Tracking multiple objects in a continuous video stream is crucial for many computer vision tasks. It involves detecting and associating objects with their respective identities across successive frames. Despite significant progress made in multiple object tracking (MOT), recent studies have revealed the vulnerability of existing MOT methods to adversarial attacks. Nevertheless, all of these attacks belong to digital attacks that inject pixel-level noise into input images, and are therefore ineffective in physical scenarios. To fill this gap, we propose PapMOT, which can generate physical adversarial patches against MOT for both digital and physical scenarios. Besides attacking the detection mechanism, PapMOT also optimizes a printable patch that can be detected as new targets to mislead the identity association process.

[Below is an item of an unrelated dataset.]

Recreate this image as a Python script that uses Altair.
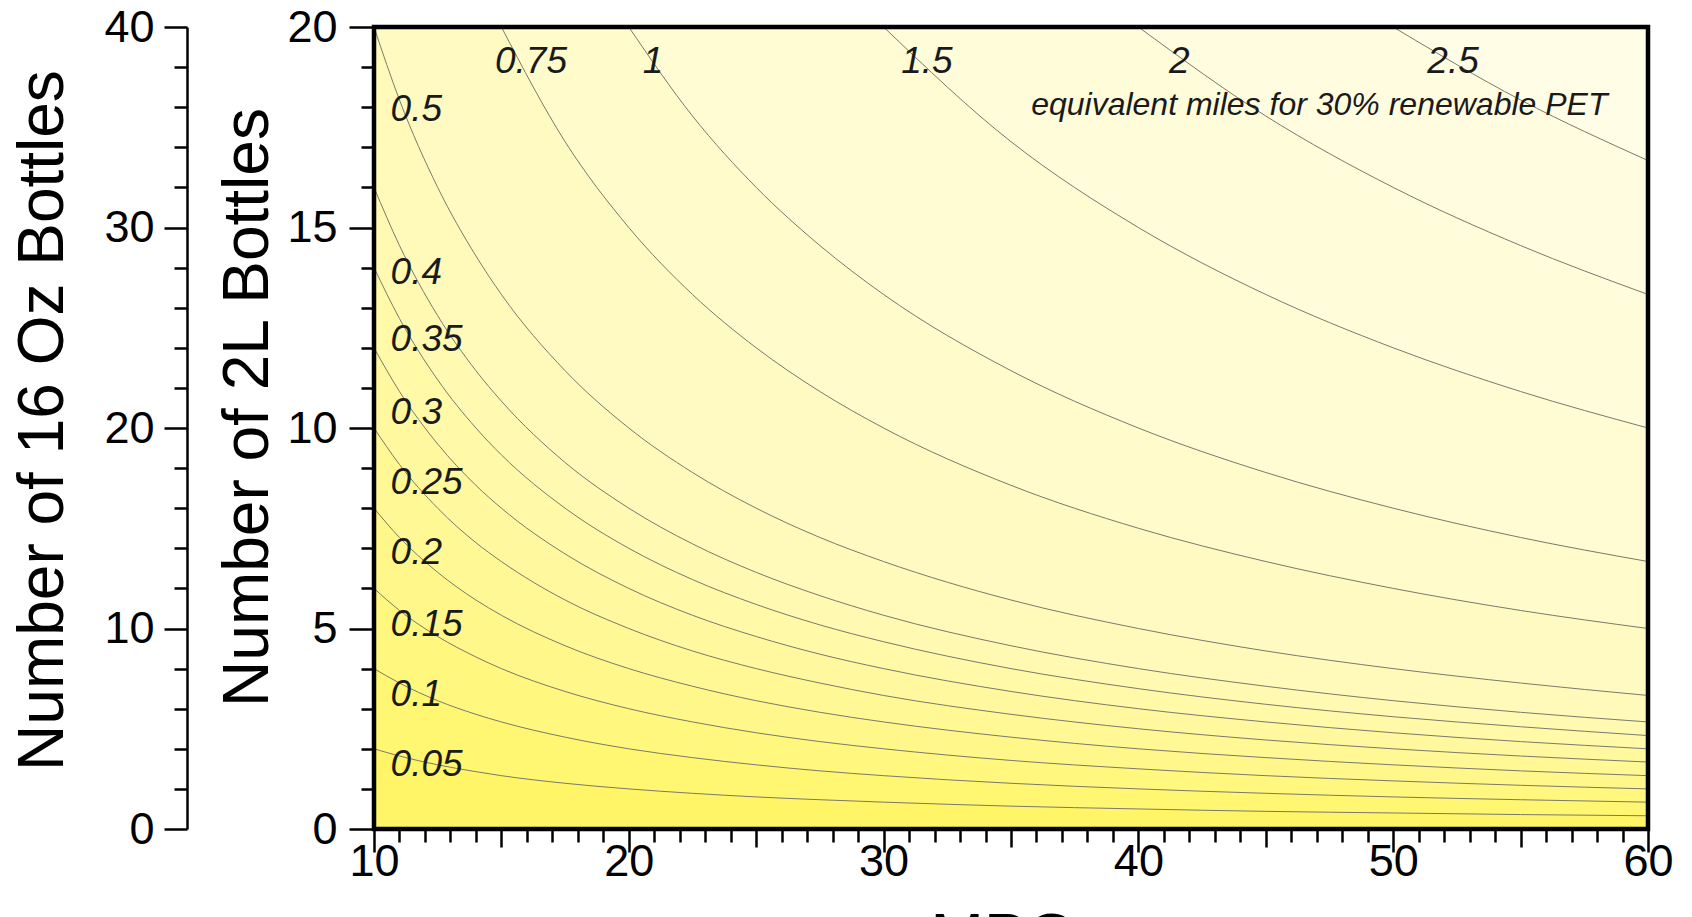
import altair as alt
import pandas as pd

# ---------------- data ----------------
mpg_grid = [10, 11, 12.5, 14, 15, 17.5, 20, 22.5, 25, 27.5, 30, 35, 40, 45, 50, 55, 60]

# number of 2L bottles on each contour at the MPG values above (None = above the plot)
c_005 = [2.0, 1.82, 1.6, 1.43, 1.33, 1.14, 1.0, 0.89, 0.8, 0.73, 0.67, 0.57, 0.5, 0.44, 0.4, 0.36, 0.33]
c_010 = [4.0, 3.64, 3.2, 2.86, 2.67, 2.29, 2.0, 1.78, 1.6, 1.45, 1.33, 1.14, 1.0, 0.89, 0.8, 0.73, 0.67]
c_015 = [6.0, 5.45, 4.8, 4.29, 4.0, 3.43, 3.0, 2.67, 2.4, 2.18, 2.0, 1.71, 1.5, 1.33, 1.2, 1.09, 1.0]
c_020 = [8.0, 7.27, 6.4, 5.71, 5.33, 4.57, 4.0, 3.56, 3.2, 2.91, 2.67, 2.29, 2.0, 1.78, 1.6, 1.45, 1.33]
c_025 = [10.0, 9.09, 8.0, 7.14, 6.67, 5.71, 5.0, 4.44, 4.0, 3.64, 3.33, 2.86, 2.5, 2.22, 2.0, 1.82, 1.67]
c_030 = [12.0, 10.91, 9.6, 8.57, 8.0, 6.86, 6.0, 5.33, 4.8, 4.36, 4.0, 3.43, 3.0, 2.67, 2.4, 2.18, 2.0]
c_035 = [14.0, 12.73, 11.2, 10.0, 9.33, 8.0, 7.0, 6.22, 5.6, 5.09, 4.67, 4.0, 3.5, 3.11, 2.8, 2.55, 2.33]
c_040 = [16.0, 14.55, 12.8, 11.43, 10.67, 9.14, 8.0, 7.11, 6.4, 5.82, 5.33, 4.57, 4.0, 3.56, 3.2, 2.91, 2.67]
c_050 = [20.0, 18.18, 16.0, 14.29, 13.33, 11.43, 10.0, 8.89, 8.0, 7.27, 6.67, 5.71, 5.0, 4.44, 4.0, 3.64, 3.33]
c_075 = [None, None, None, None, 20.0, 17.14, 15.0, 13.33, 12.0, 10.91, 10.0, 8.57, 7.5, 6.67, 6.0, 5.45, 5.0]
c_100 = [None, None, None, None, None, None, 20.0, 17.78, 16.0, 14.55, 13.33, 11.43, 10.0, 8.89, 8.0, 7.27, 6.67]
c_150 = [None, None, None, None, None, None, None, None, None, None, 20.0, 17.14, 15.0, 13.33, 12.0, 10.91, 10.0]
c_200 = [None, None, None, None, None, None, None, None, None, None, None, None, 20.0, 17.78, 16.0, 14.55, 13.33]
c_250 = [None, None, None, None, None, None, None, None, None, None, None, None, None, None, 20.0, 18.18, 16.67]

levels = [0.05, 0.1, 0.15, 0.2, 0.25, 0.3, 0.35, 0.4, 0.5, 0.75, 1, 1.5, 2, 2.5]
contours = [c_005, c_010, c_015, c_020, c_025, c_030, c_035, c_040, c_050,
            c_075, c_100, c_150, c_200, c_250]
n_top = 20  # top of the 2L-bottle axis

# fill colour of the region above each contour level (below 0.05 = base colour)
base_color = "#FFF566"
above_colors = ["#FFF672", "#FFF77E", "#FFF789", "#FFF894", "#FFF89E", "#FFF9A8",
                "#FFF9B1", "#FFFAB9", "#FFFAC2", "#FFFBCB", "#FFFBD3", "#FFFCDA",
                "#FFFCE0", "#FFFDE6"]

# contour labels
left_labels = ["0.5", "0.4", "0.35", "0.3", "0.25", "0.2", "0.15", "0.1", "0.05"]
left_label_n = [17.93, 13.87, 12.2, 10.37, 8.63, 6.88, 5.09, 3.34, 1.6]
left_label_mpg = 10.65
top_labels = ["0.75", "1", "1.5", "2", "2.5"]
top_label_mpg = [16.16, 20.95, 31.7, 41.6, 52.35]
top_label_n = 19.13
note_text = "equivalent miles for 30% renewable PET"
note_mpg = 47.1
note_n = 18.05

oz_range = [0, 40]

# ---------------- build tables ----------------
rows = []
for lev, col in zip(levels, contours):
    for m, n in zip(mpg_grid, col):
        if n is not None:
            rows.append({"mpg": m, "n": n, "top": n_top, "level": lev})
df = pd.DataFrame(rows)

df_left = pd.DataFrame([{"mpg": left_label_mpg, "n": n, "t": t} for t, n in zip(left_labels, left_label_n)])
df_top = pd.DataFrame([{"mpg": m, "n": top_label_n, "t": t} for t, m in zip(top_labels, top_label_mpg)])
df_note = pd.DataFrame([{"mpg": note_mpg, "n": note_n, "t": note_text}])
df_oz = pd.DataFrame({"oz": oz_range})
df_frame = pd.DataFrame({"k": [0]})

FONT = "Liberation Sans"

x_axis = alt.Axis(
    values=list(range(10, 61)),
    labelExpr="datum.value % 10 === 0 ? datum.label : ''",
    tickSize={"condition": [{"test": "datum.value % 10 === 0", "value": 23},
                            {"test": "datum.value % 5 === 0", "value": 18}],
              "value": 13},
    tickWidth=2.5, tickColor="black", domain=False, grid=False,
    labelFont=FONT, labelFontSize=45, labelColor="black", labelPadding=-13,
    labelOverlap=False, labelFlush=False, labelBound=False,
    title="MPG", titleFont=FONT, titleFontSize=64, titleFontWeight="normal",
    titleColor="black", titleX=629, titleY=129, titleBaseline="alphabetic",
    titleAlign="center",
)
y_axis = alt.Axis(
    values=list(range(0, 21)),
    labelExpr="datum.value % 5 === 0 ? datum.label : ''",
    tickSize={"condition": {"test": "datum.value % 5 === 0", "value": 25}, "value": 13},
    tickWidth=2.5, tickColor="black", domain=False, grid=False,
    labelFont=FONT, labelFontSize=45, labelColor="black", labelPadding=12,
    labelOverlap=False, labelFlush=False, labelBound=False,
    title="Number of 2L Bottles", titleFont=FONT, titleFontSize=64,
    titleFontWeight="normal", titleColor="black", titleAngle=270,
    titleX=-107, titleY=380, titleBaseline="alphabetic", titleAlign="center",
)
oz_axis = alt.Axis(
    orient="left", offset=187,
    values=list(range(0, 41, 2)),
    labelExpr="datum.value % 10 === 0 ? datum.label : ''",
    tickSize={"condition": {"test": "datum.value % 10 === 0", "value": 23}, "value": 13},
    tickWidth=2.5, tickColor="black", domain=True, domainColor="black", domainWidth=2.5,
    grid=False, labelFont=FONT, labelFontSize=45, labelColor="black", labelPadding=10,
    labelOverlap=False, labelFlush=False, labelBound=False,
    title="Number of 16 Oz Bottles", titleFont=FONT, titleFontSize=64,
    titleFontWeight="normal", titleColor="black", titleAngle=270,
    titleX=-125, titleY=393, titleBaseline="alphabetic", titleAlign="center",
)

xs = alt.Scale(domain=[10, 60], nice=False, zero=False)
ys = alt.Scale(domain=[0, n_top], nice=False, zero=False)


def X():
    return alt.X("mpg:Q", scale=xs, axis=x_axis)


def Y():
    return alt.Y("n:Q", scale=ys, axis=y_axis)


base = alt.Chart(df)
layers = []
for lev, colr in zip(levels, above_colors):
    layers.append(
        base.transform_filter(alt.datum.level == lev)
        .mark_area(interpolate="monotone", color=colr, clip=True)
        .encode(x=X(), y=Y(), y2="top:Q")
    )

lines = base.mark_line(interpolate="monotone", color="#7a7a6a", strokeWidth=1, clip=True).encode(
    x=X(), y=Y(), detail="level:N"
)
layers.append(lines)

txt_left = alt.Chart(df_left).mark_text(
    align="left", baseline="middle", font=FONT, fontSize=37, fontStyle="italic", color="#1a1a1a"
).encode(x=X(), y=Y(), text="t:N")
txt_top = alt.Chart(df_top).mark_text(
    align="center", baseline="middle", font=FONT, fontSize=37, fontStyle="italic", color="#1a1a1a"
).encode(x=X(), y=Y(), text="t:N")
txt_note = alt.Chart(df_note).mark_text(
    align="center", baseline="middle", font=FONT, fontSize=32, fontStyle="italic", color="#1a1a1a"
).encode(x=X(), y=Y(), text="t:N")
layers += [txt_left, txt_top, txt_note]

# plot frame drawn above the contour fills
frame = alt.Chart(df_frame).mark_rect(fillOpacity=0, stroke="black", strokeWidth=4.5).encode(
    x=alt.value(0), x2=alt.value("width"), y=alt.value(0), y2=alt.value("height")
)
layers.append(frame)

inner = alt.layer(*layers)

oz_layer = alt.Chart(df_oz).mark_point(opacity=0).encode(
    y=alt.Y("oz:Q", scale=alt.Scale(domain=oz_range, nice=False, zero=False), axis=oz_axis)
)

chart = (
    alt.layer(inner, oz_layer)
    .resolve_scale(y="independent")
    .properties(
        width=1274, height=802,
        autosize=alt.AutoSizeParams(type="none"),
        padding={"left": 366, "top": 19, "right": 30, "bottom": 88},
    )
    .configure_view(stroke="black", strokeWidth=4, fill=base_color)
)

chart.save("out.html", embed_options={"renderer": "svg", "actions": False})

Moreover, we introduce a patch enhancement strategy to further degrade the temporal consistency of tracking results across video frames, resulting in more aggressive attacks. We further develop new evaluation metrics to assess the robustness of MOT against such attacks. Extensive evaluations on multiple datasets demonstrate that our PapMOT can successfully attack various architectures of MOT trackers in digital scenarios. We also validate the effectiveness of PapMOT for physical attacks by deploying printed adversarial patches in the real world.